Existe, sim, uma Mamãe Noel de quem ninguém fala, que ninguém sabe o que faz, e que só existe nominalmente para fomentar a imagem de um Papai Noel feliz e generoso, afinal por trás de um grande homem sempre há uma mulher. Para fomentar, ainda, a imagem de um Papai Noel heterossexual cisgênero e chefe de família cristã. Inclusive os ajudantes do Papai Noel são todos duendes homens. Quem realiza o desejo de todas as crianças do mundo é um homem, com o apoio de outros homens, todos brancos, justo no dia de nascimento de um dos homens mais importantes, filho de um deus homem que engravidou uma mera terráquea fêmea e virgem, porque afinal homem faz tudo melhor que a mulher, inclusive é Deus. Adão, Jesus e até o próprio Deus são perfeitos com apenas um porém: eles não parem. Marias feitas de sua costela são necessárias apenas para parir.

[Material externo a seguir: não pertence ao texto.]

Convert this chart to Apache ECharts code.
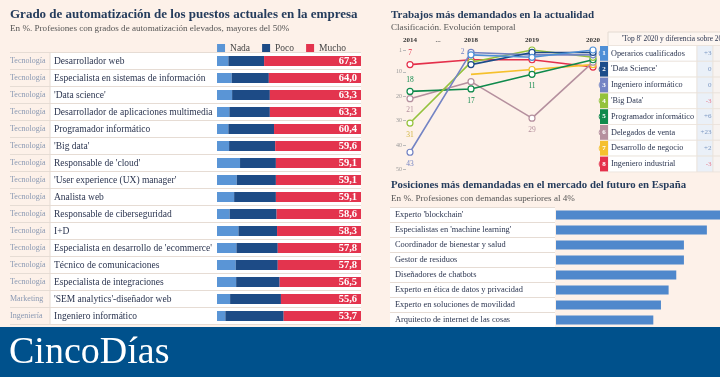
<!DOCTYPE html>
<html>
<head>
<meta charset="utf-8">
<script src="https://cdn.jsdelivr.net/npm/echarts@6/dist/echarts.min.js"></script>
<style>
html,body{margin:0;padding:0;background:#fdf1e9;}
#main{width:720px;height:377px;}
</style>
</head>
<body>
<div id="main"></div>
<script>
// grado de automatizacion (%)
var sectores = ['Tecnología','Tecnología','Tecnología','Tecnología','Tecnología','Tecnología','Tecnología','Tecnología',
    'Tecnología','Tecnología','Tecnología','Tecnología','Tecnología','Tecnología','Marketing','Ingeniería'];
var puestos = ['Desarrollador web','Especialista en sistemas de información',"'Data science'",
    'Desarrollador de aplicaciones multimedia','Programador informático',"'Big data'","Responsable de 'cloud'",
    "'User experience (UX) manager'",'Analista web','Responsable de ciberseguridad','I+D',
    "Especialista en desarrollo de 'ecommerce'",'Técnico de comunicaciones','Especialista de integraciones',
    "'SEM analytics'-diseñador web",'Ingeniero informático'];
var nada = [7.9, 10.2, 10.5, 8.6, 7.9, 8.4, 16.0, 13.7, 11.9, 8.8, 14.9, 13.5, 13.0, 13.3, 9.1, 5.8];
var poco = [24.8, 25.8, 26.2, 28.1, 31.7, 32.0, 24.9, 27.2, 29.0, 32.6, 26.8, 28.7, 29.2, 30.2, 35.3, 40.5];
var mucho = [67.3, 64.0, 63.3, 63.3, 60.4, 59.6, 59.1, 59.1, 59.1, 58.6, 58.3, 57.8, 57.8, 56.5, 55.6, 53.7];

// trabajos mas demandados (clasificacion)
var anios = ['2014', '2018', '2019', '2020'];
var trabajos = ['Operarios cualificados', "'Data Science'", 'Ingeniero informático', "'Big Data'",
    'Programador informático', 'Delegados de venta', 'Desarrollo de negocio', 'Ingeniero industrial'];
var rankOperarios = [null, 3, 4, 1];
var rankDataScience = [null, 7, 2, 2];
var rankIngInformatico = [43, 2, 3, 3];
var rankBigData = [31, 6, 1, 4];
var rankProgramador = [18, 17, 11, 5];
var rankDelegados = [21, 14, 29, 6];
var rankDesarrollo = [null, 11, 9, 7];
var rankIngIndustrial = [7, 5, 5, 8];
var diferencia = ['+3', '0', '0', '-3', '+6', '+23', '+2', '-3'];
var rankTicks = [1, 10, 20, 30, 40, 50];

// posiciones del futuro (%)
var posiciones = ["Experto 'blockchain'", "Especialistas en 'machine learning'", 'Coordinador de bienestar y salud',
    'Gestor de residuos', 'Diseñadores de chatbots', 'Experto en ética de datos y privacidad',
    'Experto en soluciones de movilidad', 'Arquitecto de internet de las cosas'];
var demanda = [7.6, 6.9, 5.85, 5.85, 5.5, 5.15, 4.8, 4.45];

var serif = 'Liberation Serif';
var cNada = '#5a95d6', cPoco = '#1d4b86', cMucho = '#e3344e';
var lineColors = ['#4f8fd6', '#1c4c8a', '#7484c4', '#94c23c', '#0f8a4c', '#b5909e', '#f5c02c', '#e4304b'];
var rankSeries = [rankOperarios, rankDataScience, rankIngInformatico, rankBigData,
    rankProgramador, rankDelegados, rankDesarrollo, rankIngIndustrial];
// etiquetas visibles sobre la linea: [serie, punto, posicion]
var etiquetas = [[7, 0, 'top'], [4, 0, 'top'], [5, 0, 'bottom'], [3, 0, 'bottom'], [2, 0, 'bottom'],
    [2, 1, 'left'], [4, 1, 'bottom'], [4, 2, 'bottom'], [5, 2, 'bottom']];
// puntos sin circulo
var sinMarca = [[6, 1]];

var rowTop = 52.5, rowH = 17;
var leftH = rowH * puestos.length;

var myChart = echarts.init(document.getElementById('main'));

var lineSeries = rankSeries.map(function (arr, s) {
    var data = arr.map(function (v, i) {
        var item = {value: v};
        etiquetas.forEach(function (e) {
            if (e[0] == s && e[1] == i) {
                item.label = {show: true, position: e[2], distance: e[2] == 'left' ? 3 : 4};
            }
        });
        sinMarca.forEach(function (e) {
            if (e[0] == s && e[1] == i) item.symbol = 'none';
        });
        return item;
    });
    return {
        type: 'line', xAxisIndex: 3, yAxisIndex: 3, name: trabajos[s],
        data: data, symbol: 'circle', symbolSize: 6, z: 10 - s,
        lineStyle: {color: lineColors[s], width: 1.6},
        itemStyle: {color: '#fff', borderColor: lineColors[s], borderWidth: 1.2},
        label: {show: false, color: s == 3 ? '#d2b540' : lineColors[s], fontFamily: serif, fontSize: 7.5,
            formatter: function (p) { return p.value; }}
    };
});

// tabla 'Top 8'
var tabla = [];
var tTop = 45.5, tH = 15.8;
tabla.push({type: 'rect', shape: {x: 608, y: 32, width: 130, height: tTop - 32},
    style: {fill: '#fdf6f1', stroke: '#e4dad2', lineWidth: 1}, z: 20});
tabla.push({type: 'text', x: 622, y: 39, z: 21,
    style: {text: "'Top 8' 2020 y diferencia sobre 2019", fill: '#2b3550', font: '7.4px ' + serif, verticalAlign: 'middle'}});
trabajos.forEach(function (t, i) {
    var y = tTop + tH * i;
    var cy = y + tH / 2;
    tabla.push({type: 'circle', shape: {cx: 603.5, cy: cy, r: 4.3}, z: 19,
        style: {fill: '#fff', stroke: lineColors[i], lineWidth: 1}});
    tabla.push({type: 'rect', shape: {x: 608, y: y, width: 89, height: tH}, z: 20,
        style: {fill: '#fff', stroke: '#ebe2da', lineWidth: 0.8}});
    tabla.push({type: 'rect', shape: {x: 697, y: y, width: 16, height: tH}, z: 20,
        style: {fill: '#eaf0f8', stroke: '#ebe2da', lineWidth: 0.8}});
    tabla.push({type: 'rect', shape: {x: 713, y: y, width: 12, height: tH}, z: 20,
        style: {fill: '#f8f3f0', stroke: '#ebe2da', lineWidth: 0.8}});
    tabla.push({type: 'rect', shape: {x: 600, y: y + 0.5, width: 8, height: tH - 1}, z: 21,
        style: {fill: lineColors[i]}});
    tabla.push({type: 'text', x: 604, y: cy, z: 22,
        style: {text: String(i + 1), fill: '#fff', font: 'bold 7px ' + serif, align: 'center', verticalAlign: 'middle'}});
    tabla.push({type: 'text', x: 611, y: cy, z: 22,
        style: {text: t, fill: '#2b3550', font: '8.2px ' + serif, verticalAlign: 'middle'}});
    tabla.push({type: 'text', x: 711.5, y: cy, z: 22,
        style: {text: diferencia[i], fill: diferencia[i].charAt(0) == '-' ? '#e77d90' : '#7d98c3',
            font: '7px ' + serif, align: 'right', verticalAlign: 'middle'}});
});

var textos = [
    {type: 'text', x: 10, y: 15, style: {text: 'Grado de automatización de los puestos actuales en la empresa',
        fill: '#253c5c', font: 'bold 13px ' + serif, verticalAlign: 'middle'}},
    {type: 'text', x: 10, y: 29, style: {text: 'En %. Profesiones con grados de automatización elevados, mayores del 50%',
        fill: '#555', font: '9.1px ' + serif, verticalAlign: 'middle'}},
    {type: 'line', shape: {x1: 50, y1: rowTop, x2: 50, y2: rowTop + leftH}, style: {stroke: '#e4dad2', lineWidth: 1}, z: 5},
    {type: 'text', x: 391, y: 15, style: {text: 'Trabajos más demandados en la actualidad',
        fill: '#253c5c', font: 'bold 11px ' + serif, verticalAlign: 'middle'}},
    {type: 'text', x: 391, y: 28, style: {text: 'Clasificación. Evolución temporal',
        fill: '#555', font: '9.1px ' + serif, verticalAlign: 'middle'}},
    {type: 'text', x: 438, y: 40, style: {text: '...', fill: '#555', font: 'bold 7px ' + serif,
        align: 'center', verticalAlign: 'middle'}},
    {type: 'text', x: 391, y: 185, style: {text: 'Posiciones más demandadas en el mercado del futuro en España',
        fill: '#253c5c', font: 'bold 10.8px ' + serif, verticalAlign: 'middle'}},
    {type: 'text', x: 391, y: 199, style: {text: 'En %. Profesiones con demandas superiores al 4%',
        fill: '#555', font: '9.1px ' + serif, verticalAlign: 'middle'}},
    {type: 'rect', shape: {x: 0, y: 327, width: 720, height: 50}, style: {fill: '#00518c'}, z: 100},
    {type: 'text', x: 9, y: 353, z: 101, style: {text: 'CincoDías', fill: '#fff', font: '38px ' + serif, verticalAlign: 'middle'}}
];

var hidden = {show: false};
var option = {
    backgroundColor: '#fdf1e9',
    animation: false,
    legend: {
        data: ['Nada', 'Poco', 'Mucho'], right: 369, top: 38, itemWidth: 8, itemHeight: 8, itemGap: 12,
        icon: 'rect', textStyle: {fontFamily: serif, fontSize: 9.5, color: '#444'}
    },
    grid: [
        {left: 10, right: 359, top: rowTop, height: leftH},
        {left: 50, right: 359, top: rowTop, height: leftH, show: true, backgroundColor: '#fff', borderWidth: 0},
        {left: 217, right: 359, top: rowTop, height: leftH},
        {left: 410, right: 127, top: 50, height: 119.3},
        {left: 390, right: 165, top: 207.5, height: 15 * posiciones.length, show: true, backgroundColor: '#fff', borderWidth: 0},
        {left: 556, right: 0, top: 207.5, height: 15 * posiciones.length}
    ],
    xAxis: [
        {gridIndex: 0, type: 'value', show: false},
        {gridIndex: 1, type: 'value', show: false},
        {gridIndex: 2, type: 'value', min: 0, max: 100, show: false},
        {gridIndex: 3, type: 'category', data: anios, position: 'top', boundaryGap: false,
            axisLine: hidden, axisTick: hidden, splitLine: hidden,
            axisLabel: {margin: 6, fontFamily: serif, fontSize: 7, fontWeight: 'bold', color: '#333'}},
        {gridIndex: 4, type: 'value', show: false},
        {gridIndex: 5, type: 'value', min: 0, max: 7.5, show: false}
    ],
    yAxis: [
        {gridIndex: 0, type: 'category', data: sectores, inverse: true,
            axisLine: hidden, axisTick: hidden,
            splitLine: {show: true, lineStyle: {color: '#e6dcd4', width: 1}},
            axisLabel: {align: 'left', margin: 0, fontFamily: serif, fontSize: 8, color: '#8a99b3'}},
        {gridIndex: 1, type: 'category', data: puestos, inverse: true,
            axisLine: hidden, axisTick: hidden,
            splitLine: {show: true, lineStyle: {color: '#e6dcd4', width: 1}},
            axisLabel: {align: 'left', margin: -4, fontFamily: serif, fontSize: 9.5, color: '#2b3550'}},
        {gridIndex: 2, type: 'category', data: puestos, inverse: true, show: false},
        {gridIndex: 3, type: 'value', inverse: true, min: 1, max: 50, offset: 4,
            axisLine: hidden, splitLine: hidden,
            axisTick: {show: true, length: 3, customValues: rankTicks, lineStyle: {color: '#bbb'}},
            axisLabel: {customValues: rankTicks, margin: 4, fontFamily: serif, fontSize: 6, color: '#999'}},
        {gridIndex: 4, type: 'category', data: posiciones, inverse: true,
            axisLine: hidden, axisTick: hidden,
            splitLine: {show: true, lineStyle: {color: '#e6dcd4', width: 1}},
            axisLabel: {align: 'left', margin: -5, fontFamily: serif, fontSize: 8.4, color: '#2b3550'}},
        {gridIndex: 5, type: 'category', data: posiciones, inverse: true, show: false}
    ],
    series: [
        {name: 'Nada', type: 'bar', stack: 'auto', xAxisIndex: 2, yAxisIndex: 2, data: nada, barWidth: 10,
            itemStyle: {color: cNada}},
        {name: 'Poco', type: 'bar', stack: 'auto', xAxisIndex: 2, yAxisIndex: 2, data: poco, barWidth: 10,
            itemStyle: {color: cPoco}},
        {name: 'Mucho', type: 'bar', stack: 'auto', xAxisIndex: 2, yAxisIndex: 2, data: mucho, barWidth: 10,
            itemStyle: {color: cMucho},
            label: {show: true, position: 'insideRight', distance: 4, color: '#fff', fontFamily: serif,
                fontSize: 10.5, fontWeight: 'bold',
                formatter: function (p) { return p.value.toFixed(1).replace('.', ','); }}},
        {type: 'bar', xAxisIndex: 5, yAxisIndex: 5, data: demanda, barWidth: 9, itemStyle: {color: '#4f88cc'}}
    ].concat(lineSeries),
    graphic: textos.concat(tabla)
};
myChart.setOption(option);
</script>
</body>
</html>
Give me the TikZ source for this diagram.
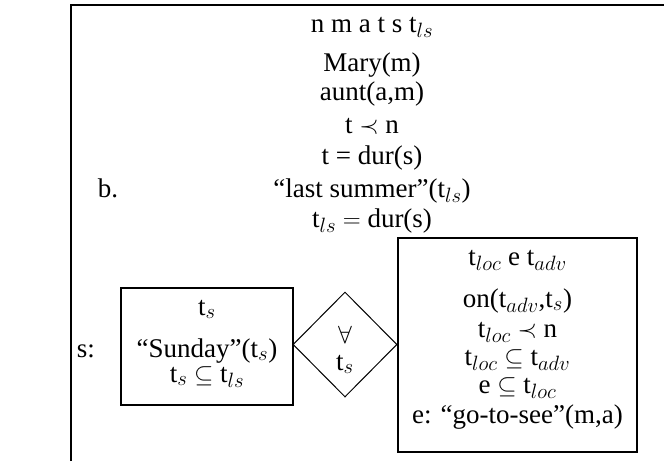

Ninguém sabe como a Coca-Cola conseguiu colar todos os retalhos mitológicos e eternizar a cor vermelha e branca do Papai Noel, nem como passou de um remédio digestivo capaz de dissolver ossos de galinha em segundos para uma das bebidas mais vendidas mundialmente. Assim como ninguém sabe por que os coelhos da Páscoa têm a capacidade de colocar ovos. E aqui também poderíamos discorrer sobre a invisibilidade das galinhas e das coelhas – exceto as da revista Playboy. Ainda assim, todos querem tirar uma foto com o Papai Noel vermelho e branco no shopping, em meio a algodões brancos, pinguins e ursos polares de pelúcia empoeirada, mas não no colo da mamãe. Já se tenha idade ou não para saber deste fato, mamãe é a pessoa que compra e esconde os presentes, escreve e recita as cartas, inventa as histórias, instrui os demais parentes em como evitar que a verdade vaze e que as crianças vejam os adultos colocando os presentes debaixo do pinheiro de plástico, pois os de verdade só existem em climas temperados.

Em suma, ninguém nunca questionou a sexualidade do Papai Noel, quanto menos perguntou onde está a Mamãe Noel, já que seguramente ela está arrumando a casa enquanto aguarda o marido voltar de um dia (dois) puxado de trabalho com uma refeição quentinha na mesa e a garrafa de seu uísque preferido.